Hey! A quick question!
This was a text message sent to me at 9:03 a.m. I didn’t see it until 10:30 a.m. as I went running, showered, and ate a leisurely breakfast in that time frame.
Would you do me a favor?
Again, another text message sent at 10:38 a.m. and I was driving. My phone was in my tote in the back seat. By the time I completed my errands, got home, and unloaded the car, I found the message at 1:04 p.m.
Deb, can you help me?
This was text message sent to me after I had gone to bed and I found it the next morning. Imagine my frantic worry that this person needed my help and I had slept through the whole night.
Now it is known that it is rude to answer a question with another question, right? Answering a question with another question often steer conversations into different direction, avoiding the discomfort of having to answer the first question or intentionally diverting and creating a circle of nonsensical confusion.
But in the case of the above text messages, these questions beg to be answered with another question!
What is your question? What is the favor? What do you need help with?
Or, Are you okay?
It seems that text messages as a form of literacies can be transacted in a “oral” or “print” manner. These questions appeared to be tentatively inviting an “oral” conversation that happened to be in the format of print, but since I did not respond in an immediate “oral” way, the texts inherently became a matter of print exchanges over time. And print exchanges that begin with questions like these, to me, become a waste of time. And certainly, a source of stress and worry.
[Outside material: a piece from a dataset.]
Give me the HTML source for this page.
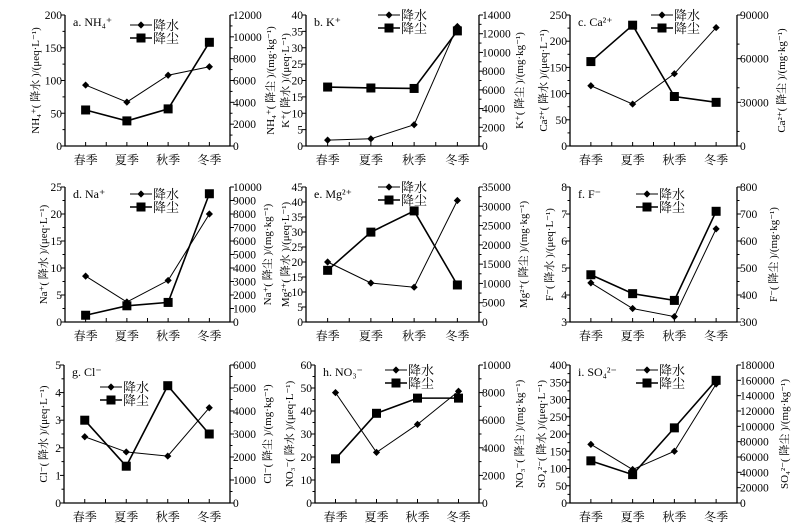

Thus, my one literacies pet peeve. Instead of asking a question for a question, favor, or help, the text messages could begin with the actual requests themselves, like the following:
Hey! I have books to drop off. I will do it on my way home and hope to catch you. If you’re not home, I’ll see you another time!
Next time you go to the bulk food store, will you pick up more chocolate chips for me?
Would you scan my documents for the job application? Let me know when I can swing by to use your printer.
While I am not a stickler for grammar, spelling, and other rules of composition in spontaneous pieces, wouldn’t, shouldn’t, couldn’t (my pet peeve!) writing in print that transcends over time call for us to be mindful of our audience—our readers—who so love and care very much for us?